Avant de travailler avec TLP, je n’avais jamais vraiment envisagé de travailler à défendre le droit à la démocratie. J’ai moi-même trop de reproches à faire aux démocraties libérales occidentales qui sont censées représenter la fin de l’Histoire. J’espère bien au contraire qu’elles sont des pages de l’Histoire qui ne tarderont pas à évoluer, voire à être tournées.

Pourtant, jamais je ne remettrai en cause le combat mené par TLP. Je ne suis pas certaine que tous les membres de TLP pensent que la démocratie est le meilleur des systèmes politiques, mais c’est celui qui fait consensus et celui qui est peut-être, enfin, atteignable.

Ici, chacun a une histoire à raconter sur la crise de 2010-2011 et beaucoup ont vu la mort de très près. Travailler à des élections apaisées, comme on dit dans le jargon, c’est travailler à créer de la paix. Mais c’est aussi travailler à créer la conscience des raisons de cette crise et la connaissance des droits qui appartiennent à chacun.

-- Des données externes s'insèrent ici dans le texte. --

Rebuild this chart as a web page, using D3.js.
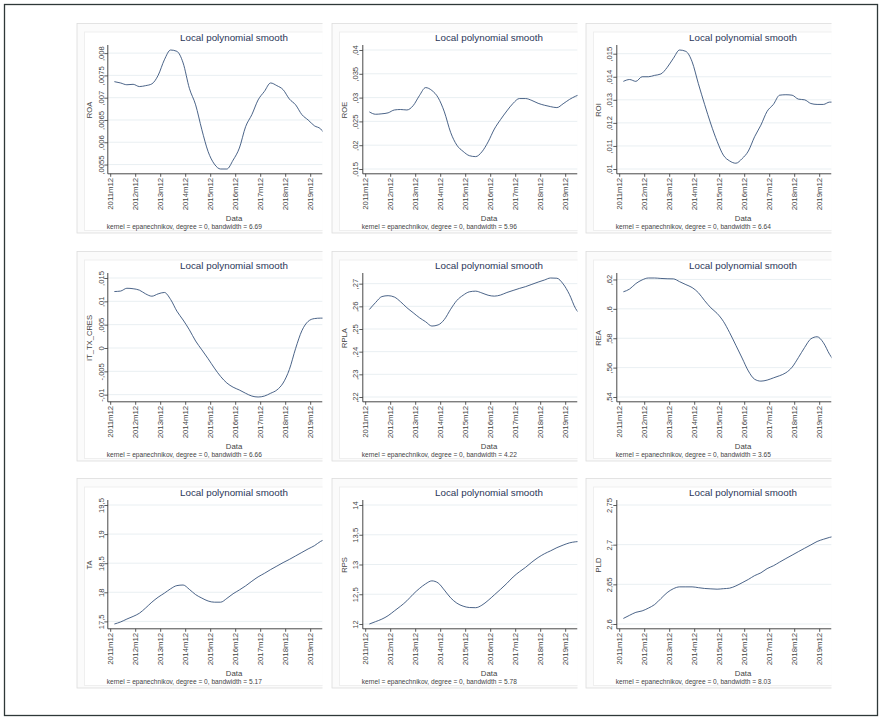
<!DOCTYPE html>
<html lang="en">
<head>
<meta charset="UTF-8">
<title>Local polynomial smooth</title>
<script src="https://cdn.jsdelivr.net/npm/d3@7"></script>
<style>
  body { margin: 0; background: #fff; }
  text { font-family: "Liberation Sans", Arial, sans-serif; }
</style>
</head>
<body>
<div id="chart"></div>
<script>

// months after 2011m12 where the smoothed curves were read
const months = [2, 5, 8, 11, 14, 17, 20, 23, 26, 29, 32, 35, 38, 41, 44, 47, 50, 53,
                56, 59, 62, 65, 68, 71, 74, 77, 80, 83, 86, 89, 92, 95, 98, 101, 104];

// x axis ticks
const yearMonths = [0, 12, 24, 36, 48, 60, 72, 84, 96];
const yearLabels = ["2011m12", "2012m12", "2013m12", "2014m12", "2015m12",
                    "2016m12", "2017m12", "2018m12", "2019m12"];

// series
const roa = [.00736, .00733, .00729, .0073, .00725, .00727, .00731, .0075, .00785, .00807,
             .00804, .00778, .00721, .00684, .00628, .00579, .00551, .0054, .0054, .0056,
             .00587, .00635, .00662, .00695, .00714, .00733, .00727, .00718, .00697, .00684,
             .00662, .0065, .00637, .0063, .0061];
const roe = [.0270, .0265, .0266, .0268, .0274, .0275, .0274, .0283, .0304, .0321,
             .0315, .0300, .0270, .0227, .0200, .0187, .0178, .0176, .0186, .0207,
             .0234, .0254, .0272, .0288, .0298, .0298, .0294, .0288, .0284, .0281,
             .0279, .0287, .0296, .0303, .0308];
const roi = [.0138, .01388, .0138, .0140, .0140, .01406, .01412, .0144, .0148, .01516,
             .0151, .01465, .0137, .0128, .01195, .0112, .0106, .01035, .01025, .01045,
             .01078, .0114, .0119, .0125, .0128, .0132, .01322, .0132, .01303, .0130,
             .01284, .0128, .0128, .0129, .0129];
const itTxCres = [.0121, .0122, .0128, .0127, .0124, .0116, .0111, .0116, .0119, .0104,
                  .0079, .0060, .0039, .0015, -.0004, -.0023, -.0043, -.0061, -.0075, -.0084,
                  -.0090, -.0097, -.0103, -.0105, -.0103, -.0097, -.0090, -.0075, -.0046, -.0001,
                  .0037, .0057, .0063, .0064, .0064];
const rpla = [.2586, .2617, .2643, .2647, .2641, .2620, .2594, .2572, .2550, .2532,
              .2513, .2518, .2542, .2587, .2626, .2649, .2664, .2667, .2659, .2649,
              .2645, .2650, .2661, .2670, .2679, .2687, .2697, .2707, .2716, .2725,
              .2724, .2699, .2653, .2590, .2560];
const rea = [.6116, .6135, .6172, .6197, .6210, .6210, .6207, .6205, .6204, .6185,
             .6165, .6145, .6110, .6056, .6007, .5969, .5915, .5838, .5752, .5665,
             .5577, .5521, .5508, .5515, .5530, .5545, .5565, .5603, .5668, .5737,
             .5796, .5810, .5770, .5690, .5630];
const ta = [17.455, 17.49, 17.54, 17.585, 17.64, 17.73, 17.83, 17.915, 17.985, 18.06,
            18.115, 18.125, 18.05, 17.96, 17.9, 17.85, 17.83, 17.83, 17.895, 17.975,
            18.04, 18.11, 18.19, 18.265, 18.325, 18.39, 18.45, 18.51, 18.565, 18.625,
            18.685, 18.745, 18.8, 18.875, 18.92];
const rps = [12.0, 12.04, 12.082, 12.14, 12.22, 12.30, 12.39, 12.50, 12.596, 12.675,
             12.725, 12.69, 12.57, 12.44, 12.35, 12.3, 12.277, 12.274, 12.316, 12.396,
             12.49, 12.584, 12.683, 12.79, 12.877, 12.953, 13.04, 13.117, 13.18, 13.23,
             13.283, 13.326, 13.363, 13.382, 13.39];
const pld = [2.607, 2.611, 2.6147, 2.6165, 2.620, 2.6245, 2.632, 2.6395, 2.6445, 2.6468,
             2.6468, 2.6468, 2.6458, 2.6448, 2.6443, 2.6439, 2.6445, 2.6452, 2.648, 2.652,
             2.6562, 2.661, 2.6645, 2.6698, 2.6734, 2.678, 2.6825, 2.6868, 2.6912, 2.6955,
             2.6997, 2.704, 2.7068, 2.7092, 2.711];

// y axis ticks
const roaTicks = [.0055, .006, .0065, .007, .0075, .008];
const roeTicks = [.015, .02, .025, .03, .035, .04];
const roiTicks = [.01, .011, .012, .013, .014, .015];
const itTicks = [-.01, -.005, 0, .005, .01, .015];
const rplaTicks = [.22, .23, .24, .25, .26, .27];
const reaTicks = [.54, .56, .58, .6, .62];
const taTicks = [17.5, 18, 18.5, 19, 19.5];
const rpsTicks = [12, 12.5, 13, 13.5, 14];
const pldTicks = [2.6, 2.65, 2.7, 2.75];

const varNames = ["ROA", "ROE", "ROI", "IT_TX_CRES", "RPLA", "REA", "TA", "RPS", "PLD"];
const bandwidths = ["6.69", "5.96", "6.64", "6.66", "4.22", "3.65", "5.17", "5.78", "8.03"];

const panels = [
  {name: varNames[0], values: roa, ticks: roaTicks, bw: bandwidths[0]},
  {name: varNames[1], values: roe, ticks: roeTicks, bw: bandwidths[1]},
  {name: varNames[2], values: roi, ticks: roiTicks, bw: bandwidths[2]},
  {name: varNames[3], values: itTxCres, ticks: itTicks, bw: bandwidths[3]},
  {name: varNames[4], values: rpla, ticks: rplaTicks, bw: bandwidths[4]},
  {name: varNames[5], values: rea, ticks: reaTicks, bw: bandwidths[5]},
  {name: varNames[6], values: ta, ticks: taTicks, bw: bandwidths[6]},
  {name: varNames[7], values: rps, ticks: rpsTicks, bw: bandwidths[7]},
  {name: varNames[8], values: pld, ticks: pldTicks, bw: bandwidths[8]}
];

// page layout
const width = 883, height = 719;
const colX = [75, 330, 584];
const rowY = [20, 248, 475];

// panel layout (relative to panel origin)
const clipW = 247.5;
const yAxisX = 32.8, xAxisY = 153.8, axisTop = 25;
const yTop = 30, yBottom = 149;
const xLeft = 35.2, xRight = 235.2;

// stata style decimal comma, no leading zero
const fmt = v => String(v).replace(/^(-?)0\./, "$1.").replace(".", ",");

const svg = d3.select("#chart")
  .append("svg")
    .attr("width", width)
    .attr("height", height);

svg.append("rect")
   .attr("x", 4.5).attr("y", 4.5)
   .attr("width", 873).attr("height", 711)
   .attr("fill", "#fff")
   .attr("stroke", "#2e3838")
   .attr("stroke-width", 1.3);

const x = d3.scaleLinear().domain([0, 96]).range([xLeft, xRight]);

panels.forEach((p, i) => {
  const g = svg.append("g")
      .attr("transform", "translate(" + colX[i % 3] + "," + rowY[Math.floor(i / 3)] + ")");

  const clipId = "clip" + i;
  g.append("clipPath").attr("id", clipId)
    .append("rect").attr("x", 0).attr("y", 0).attr("width", clipW).attr("height", 216);

  const c = g.append("g").attr("clip-path", "url(#" + clipId + ")");

  // graph region + plot region frames
  c.append("rect")
     .attr("x", 2).attr("y", 3.5).attr("width", 250).attr("height", 209.5)
     .attr("fill", "#fbfbfb").attr("stroke", "#dcdcdc").attr("stroke-width", 0.8);
  c.append("rect")
     .attr("x", 9.5).attr("y", 12).attr("width", 245).attr("height", 198.5)
     .attr("fill", "#fff").attr("stroke", "#ececec").attr("stroke-width", 0.8);

  const y = d3.scaleLinear()
      .domain(d3.extent(p.ticks.concat(p.values)))
      .range([yBottom, yTop]);

  // grid
  c.append("g").selectAll("line")
    .data(p.ticks)
    .enter()
    .append("line")
      .attr("x1", yAxisX).attr("x2", clipW)
      .attr("y1", d => y(d)).attr("y2", d => y(d))
      .attr("stroke", "#e6edf0").attr("stroke-width", 0.9);

  // the smooth
  const line = d3.line()
      .x((d, j) => x(months[j]))
      .y(d => y(d))
      .curve(d3.curveMonotoneX);
  c.append("path")
     .datum(p.values)
     .attr("d", line)
     .attr("fill", "none")
     .attr("stroke", "#2a4873")
     .attr("stroke-width", 0.85);

  // axes
  const ya = c.append("g")
      .attr("transform", "translate(" + yAxisX + ",0)")
      .call(d3.axisLeft(y).tickValues(p.ticks).tickFormat(fmt).tickSize(3.5).tickSizeOuter(0));
  ya.select(".domain").remove();
  ya.selectAll("text")
     .attr("x", 0).attr("dy", 0)
     .attr("transform", "translate(-4.3,0) rotate(-90)")
     .attr("text-anchor", "middle")
     .attr("font-size", 7.6)
     .attr("font-family", null)
     .attr("fill", "#444");

  const xa = c.append("g")
      .attr("transform", "translate(0," + xAxisY + ")")
      .call(d3.axisBottom(x).tickValues(yearMonths).tickFormat((d, j) => yearLabels[j]).tickSize(3).tickSizeOuter(0));
  xa.select(".domain").remove();
  xa.selectAll("text")
     .attr("x", 0).attr("y", 0).attr("dy", "0.35em")
     .attr("transform", "translate(0,4) rotate(-90)")
     .attr("text-anchor", "end")
     .attr("font-size", 7.8)
     .attr("font-family", null)
     .attr("fill", "#444");
  g.selectAll(".tick line").attr("stroke", "#333").attr("stroke-width", 0.8);

  c.append("line")
     .attr("x1", yAxisX).attr("x2", yAxisX)
     .attr("y1", axisTop).attr("y2", xAxisY)
     .attr("stroke", "#333").attr("stroke-width", 0.9);
  c.append("line")
     .attr("x1", yAxisX).attr("x2", clipW)
     .attr("y1", xAxisY).attr("y2", xAxisY)
     .attr("stroke", "#333").attr("stroke-width", 0.9);

  // titles and note
  c.append("text")
     .attr("x", 159).attr("y", 21)
     .attr("text-anchor", "middle")
     .attr("font-size", 9.8)
     .attr("fill", "#2a3658")
     .text("Local polynomial smooth");

  c.append("text")
     .attr("transform", "translate(16.5,90) rotate(-90)")
     .attr("text-anchor", "middle")
     .attr("font-size", 7.6)
     .attr("fill", "#444")
     .text(p.name);

  c.append("text")
     .attr("x", 159).attr("y", 201)
     .attr("text-anchor", "middle")
     .attr("font-size", 7.8)
     .attr("fill", "#444")
     .text("Data");

  c.append("text")
     .attr("x", 31.7).attr("y", 208.5)
     .attr("font-size", 6.6)
     .attr("fill", "#444")
     .text("kernel = epanechnikov, degree = 0, bandwidth = " + p.bw);
});

</script>
</body>
</html>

Au lieu de se parer d’idéalisme, masquant seulement un défaitisme, autant se battre pour du mieux afin d’avoir le meilleur. Un jour, les droits de tous seront réalisés et respectés.

En attendant, lutter pour voter et voter pour lutter.

1 https://survie.org/pays/cote-d-ivoire/

2Dans ma ville le vote est fait sur une machine, pas par bulletin papier, il m’est arrivé en appuyant sur un bouton pour voter de me demander si mon vote était vraiment enregistré, si ces machines étaient faciles à pirater. A chaque fois j’ai appuyé sur le bouton confirmé en laissant mes doutes derrière moi, consciente de la possibilité, confiante en le système.

3En France c’est le pouvoir exécutif qui en a la charge, pas certain que ce soit la meilleure des choses.